- What needs to be done: Only the lines from the one containing "Write the Apache ECharts code for this chart." through the one containing "const chart = echarts.init(document.getElementById('main'));" should be output, both ends included and exactly as they appear, minus any pictures.

- Records supplied:
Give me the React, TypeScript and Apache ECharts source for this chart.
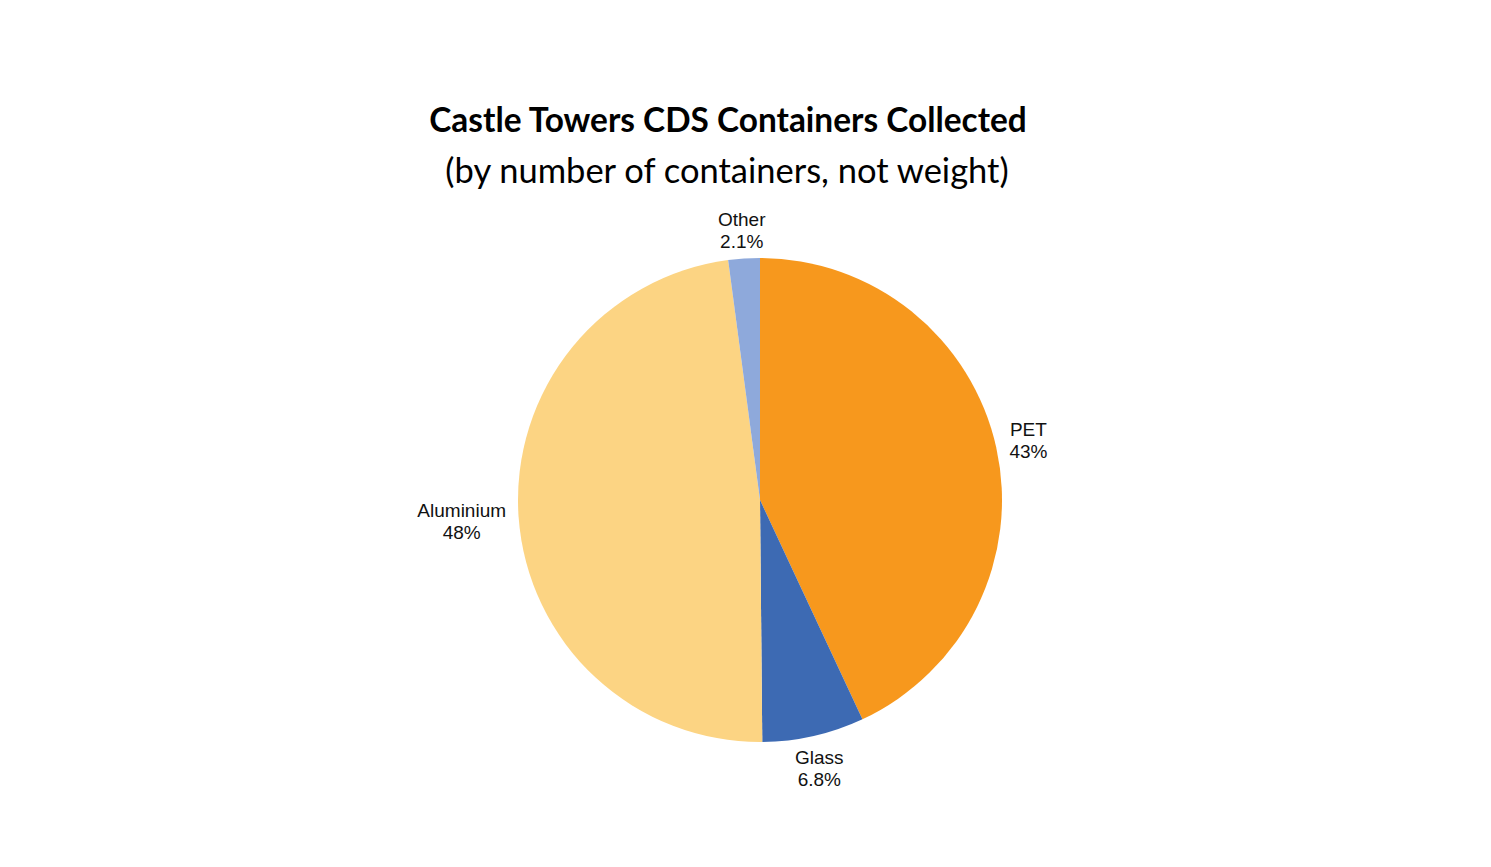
import React, { useEffect, useRef } from "react";
import * as echarts from "echarts";

const categories = ["PET", "Glass", "Aluminium", "Other"];
const shares = [43, 6.8, 48, 2.1];
const colors = ["#F7981D", "#3D6AB3", "#FCD483", "#8EA9DB"];
const titleText = "Castle Towers CDS Containers Collected";
const subtitleText = "(by number of containers, not weight)";

export default function App() {
  const ref = useRef<HTMLDivElement>(null);
  useEffect(() => {
    if (!ref.current) return;
    const chart = echarts.init(ref.current, undefined, { renderer: "svg" });
    const labelOffsets: Record<string, number[]> = {
      PET: [-2, 1],
      Glass: [-2, -2],
      Aluminium: [-22, 2],
      Other: [0, 7],
    };
    const data = categories.map((c, i) => ({
      name: c,
      value: shares[i],
      itemStyle: { color: colors[i] },
    }));
    const labelData = categories.map((c, i) => ({
      name: c,
      value: shares[i],
      label: { offset: labelOffsets[c] },
    }));
    chart.setOption({
      animation: false,
      backgroundColor: "#ffffff",
      title: [
        {
          text: titleText,
          left: 723,
          top: 97,
          textAlign: "center",
          textStyle: { fontFamily: "Lato", fontWeight: "bold", fontSize: 33.4, color: "#000" },
        },
        {
          text: subtitleText,
          left: 722,
          top: 147,
          textAlign: "center",
          textStyle: { fontFamily: "Lato", fontWeight: "normal", fontSize: 34.5, color: "#000" },
        },
      ],
      series: [
        {
          type: "pie",
          center: [760, 500],
          radius: [0, 242],
          startAngle: 90,
          clockwise: true,
          silent: true,
          label: { show: false },
          labelLine: { show: false },
          itemStyle: { borderWidth: 0 },
          data,
        },
        {
          type: "pie",
          center: [760, 500],
          radius: [250, 298],
          startAngle: 90,
          clockwise: true,
          silent: true,
          itemStyle: { color: "rgba(0,0,0,0)" },
          label: {
            show: true,
            position: "inside",
            rotate: 0,
            fontFamily: "Liberation Sans",
            fontSize: 19,
            lineHeight: 22,
            color: "#111",
            formatter: (p: any) => `${p.name}\n${p.value}%`,
          },
          labelLine: { show: false },
          data: labelData,
        },
      ],
    });
    return () => chart.dispose();
  }, []);
  return (
    <div
      ref={ref}
      style={{ position: "absolute", left: 0, top: 0, width: 1491, height: 867 }}
    />
  );
}
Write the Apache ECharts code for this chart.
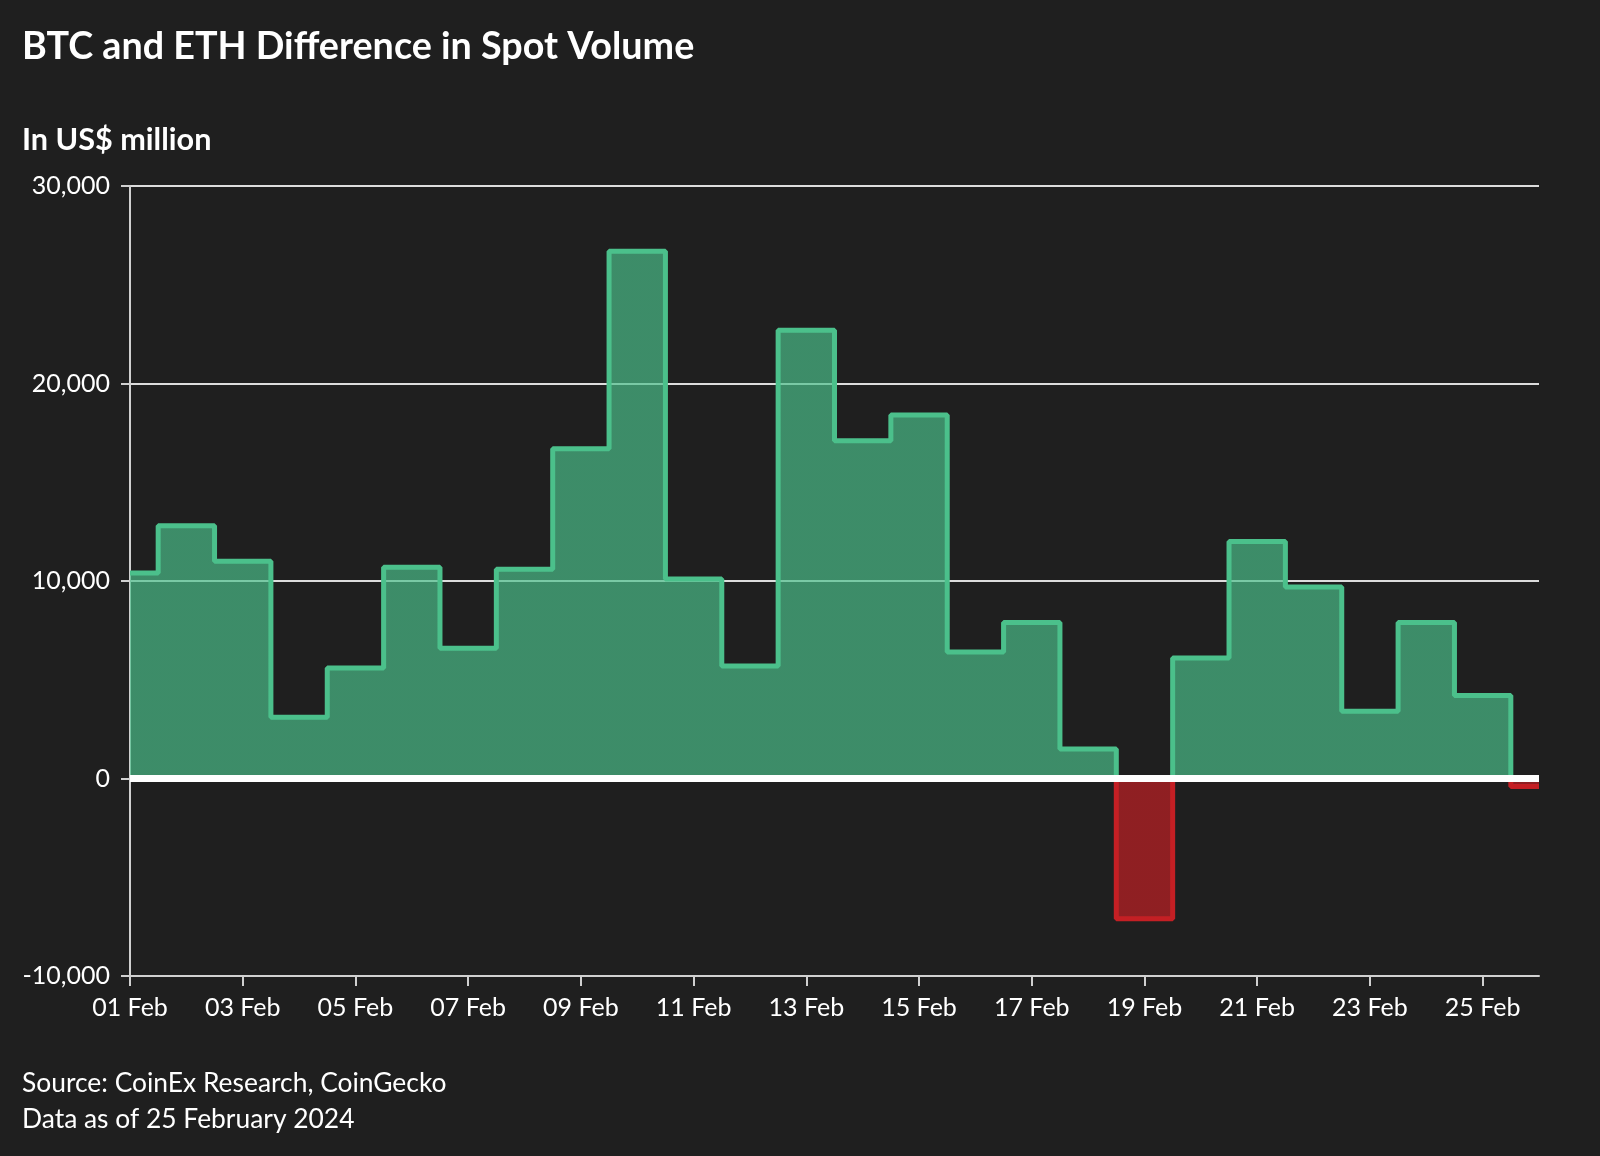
<!DOCTYPE html>
<html lang="en">
<head>
<meta charset="UTF-8">
<title>BTC and ETH Difference in Spot Volume</title>
<script src="https://cdn.jsdelivr.net/npm/echarts@6/dist/echarts.min.js"></script>
<style>
  html, body { margin: 0; padding: 0; background: #1f1f1f; }
</style>
</head>
<body>
<div id="main" style="width:1600px;height:1156px;"></div>
<script>
// daily BTC minus ETH spot volume, US$ million
const days = ['01 Feb', '02 Feb', '03 Feb', '04 Feb', '05 Feb', '06 Feb', '07 Feb', '08 Feb', '09 Feb',
  '10 Feb', '11 Feb', '12 Feb', '13 Feb', '14 Feb', '15 Feb', '16 Feb', '17 Feb', '18 Feb', '19 Feb',
  '20 Feb', '21 Feb', '22 Feb', '23 Feb', '24 Feb', '25 Feb', '26 Feb'];
const diff = [10400, 12800, 11000, 3100, 5600, 10700, 6600, 10600, 16700,
  26700, 10100, 5700, 22700, 17100, 18400, 6400, 7900, 1500, -7100,
  6100, 12000, 9700, 3400, 7900, 4200, -400];
const yTicks = { min: -10000, max: 30000, step: 10000 };

const font = 'Lato, "Noto Sans", sans-serif';
const chart = echarts.init(document.getElementById('main'));

function label(y, text, weight, size) {
  return {
    type: 'text', x: 22, y: y,
    style: { text: text, fill: '#fff', font: weight + ' ' + size + 'px ' + font, verticalAlign: 'middle' }
  };
}

chart.setOption({
  backgroundColor: '#1f1f1f',
  textStyle: { fontFamily: font },
  graphic: [
    label(47, 'BTC and ETH Difference in Spot Volume', 'bold', 37.7),
    label(140, 'In US$ million', 'bold', 30.6),
    label(1083, 'Source: CoinEx Research, CoinGecko', 'normal', 26.4),
    label(1119, 'Data as of 25 February 2024', 'normal', 26.4)
  ],
  grid: { left: 130, right: 61, top: 186, bottom: 180 },
  xAxis: {
    type: 'category',
    data: days,
    boundaryGap: false,
    axisLine: { onZero: false, lineStyle: { color: '#d0d0d0', width: 2 } },
    axisTick: { interval: 1, length: 10, lineStyle: { color: '#d0d0d0', width: 2 } },
    axisLabel: { interval: 1, color: '#fff', fontSize: 25, margin: 19 },
    splitLine: { show: false }
  },
  yAxis: {
    type: 'value',
    min: yTicks.min,
    max: yTicks.max,
    interval: yTicks.step,
    axisLine: { show: true, lineStyle: { color: '#d0d0d0', width: 2 } },
    axisTick: { show: true, length: 9, lineStyle: { color: '#d0d0d0', width: 2 } },
    axisLabel: {
      color: '#fff', fontSize: 25, margin: 20,
      formatter: v => v.toLocaleString('en-US')
    },
    splitLine: { lineStyle: { color: '#dcdcdc', width: 2 } }
  },
  visualMap: {
    show: false,
    seriesIndex: 0,
    dimension: 1,
    pieces: [
      { gt: 0, lte: yTicks.max, color: '#4bc08b' },
      { gte: yTicks.min, lte: 0, color: '#c41f24' }
    ],
    outOfRange: { color: '#4bc08b' }
  },
  series: [{
    type: 'line',
    step: 'middle',
    data: diff,
    symbol: 'none',
    lineStyle: { width: 5 },
    areaStyle: { opacity: 0.68 },
    markLine: {
      silent: true,
      symbol: 'none',
      label: { show: false },
      lineStyle: { color: '#ffffff', width: 7, type: 'solid' },
      data: [{ yAxis: 0 }]
    }
  }]
});
</script>
</body>
</html>
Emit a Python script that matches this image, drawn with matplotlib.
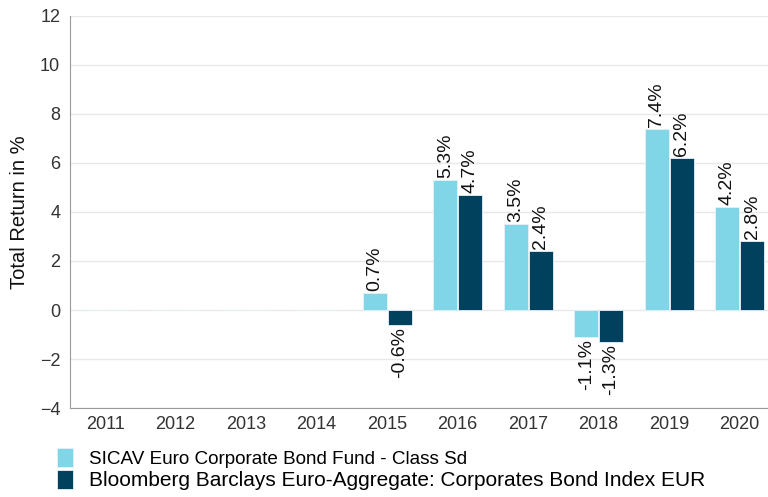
import matplotlib as mpl
import numpy as np

mpl.use("Agg")
import matplotlib.pyplot as plt  # noqa: E402

plt.rcParams["font.family"] = ["Liberation Sans", "DejaVu Sans"]

years = ["2011", "2012", "2013", "2014", "2015", "2016", "2017", "2018", "2019", "2020"]
fund = [np.nan, np.nan, np.nan, np.nan, 0.7, 5.3, 3.5, -1.1, 7.4, 4.2]
index = [np.nan, np.nan, np.nan, np.nan, -0.6, 4.7, 2.4, -1.3, 6.2, 2.8]
names = ["SICAV Euro Corporate Bond Fund - Class Sd",
         "Bloomberg Barclays Euro-Aggregate: Corporates Bond Index EUR"]
C_FUND, C_IDX = "#80d5e7", "#02415e"

fig = plt.figure(figsize=(7.68, 4.97), dpi=100)
# plot area runs slightly past the right edge of the image, like the reference
ax = fig.add_axes([0.091, 0.179, 0.918, 0.789])

x = np.arange(len(years))
w = 0.34
for vals, off, col, lab in ((fund, -w / 2 - 0.006, C_FUND, names[0]),
                            (index, w / 2 + 0.006, C_IDX, names[1])):
    v = np.array(vals, dtype=float)
    ax.bar(x + off, np.nan_to_num(v), w, color=col, edgecolor="#e6f2f6", linewidth=0.6,
           label=lab, zorder=3)
    for xi, vi in zip(x + off, v):
        if np.isfinite(vi):
            pad = 0.08 if vi >= 0 else -0.08
            ax.text(xi, vi + pad, f"{vi:.1f}%", rotation=90, ha="center",
                    va="bottom" if vi >= 0 else "top", fontsize=14, color="#111111")

ax.set_xlim(-0.5, len(years) - 0.5)
ax.set_ylim(-4, 12)
ax.set_yticks(range(-4, 13, 2))
ax.set_xticks(x)
ax.set_xticklabels(years)
ax.tick_params(length=0, labelsize=13, colors="#333333")
ax.tick_params(axis="x", pad=6)
ax.tick_params(axis="y", pad=7)
ax.grid(axis="y", color="#e8e8e8", lw=1, zorder=0)
for s in ("top", "right"):
    ax.spines[s].set_visible(False)
for s in ("left", "bottom"):
    ax.spines[s].set_color("#9a9a9a")
ax.set_ylabel("Total Return in %", fontsize=14.5, color="#111111", labelpad=8)

leg = fig.legend(loc="upper left", bbox_to_anchor=(0.074, 0.099), frameon=False, fontsize=13.6,
                 handlelength=0.85, handleheight=1.16, handletextpad=0.85, labelspacing=0.15,
                 borderpad=0, borderaxespad=0)
leg.get_texts()[1].set_fontsize(15)  # the reference renders this row a bit wider

fig.savefig("out.png", dpi=100)
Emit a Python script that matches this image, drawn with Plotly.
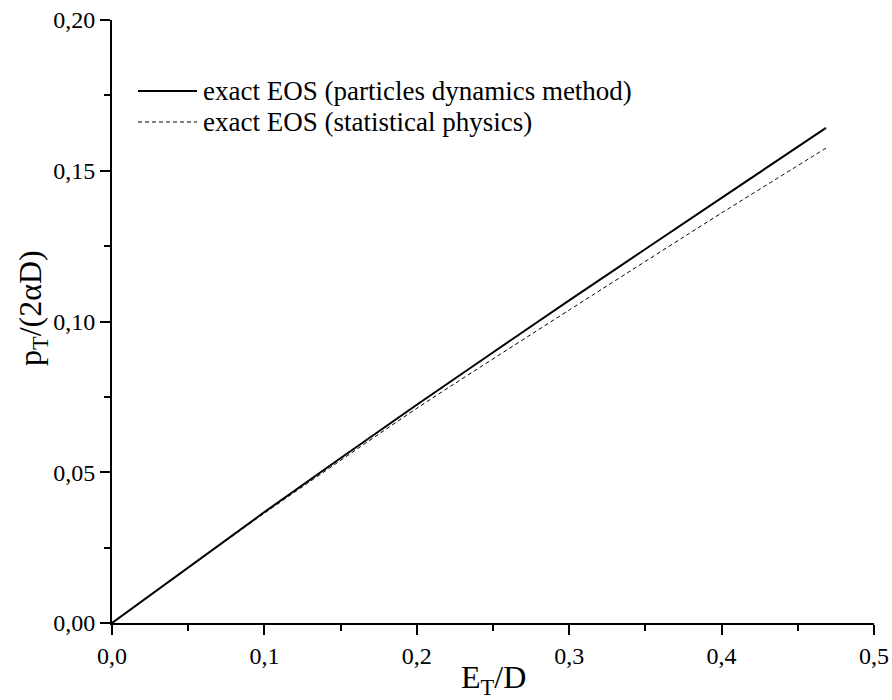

- Exercise result:
Write the Apache ECharts code for this chart.
<!DOCTYPE html>
<html lang="en">
<head>
<meta charset="UTF-8">
<title>BTC and ETH Difference in Spot Volume</title>
<script src="https://cdn.jsdelivr.net/npm/echarts@6/dist/echarts.min.js"></script>
<style>
  html, body { margin: 0; padding: 0; background: #1f1f1f; }
</style>
</head>
<body>
<div id="main" style="width:1600px;height:1156px;"></div>
<script>
// daily BTC minus ETH spot volume, US$ million
const days = ['01 Feb', '02 Feb', '03 Feb', '04 Feb', '05 Feb', '06 Feb', '07 Feb', '08 Feb', '09 Feb',
  '10 Feb', '11 Feb', '12 Feb', '13 Feb', '14 Feb', '15 Feb', '16 Feb', '17 Feb', '18 Feb', '19 Feb',
  '20 Feb', '21 Feb', '22 Feb', '23 Feb', '24 Feb', '25 Feb', '26 Feb'];
const diff = [10400, 12800, 11000, 3100, 5600, 10700, 6600, 10600, 16700,
  26700, 10100, 5700, 22700, 17100, 18400, 6400, 7900, 1500, -7100,
  6100, 12000, 9700, 3400, 7900, 4200, -400];
const yTicks = { min: -10000, max: 30000, step: 10000 };

const font = 'Lato, "Noto Sans", sans-serif';
const chart = echarts.init(document.getElementById('main'));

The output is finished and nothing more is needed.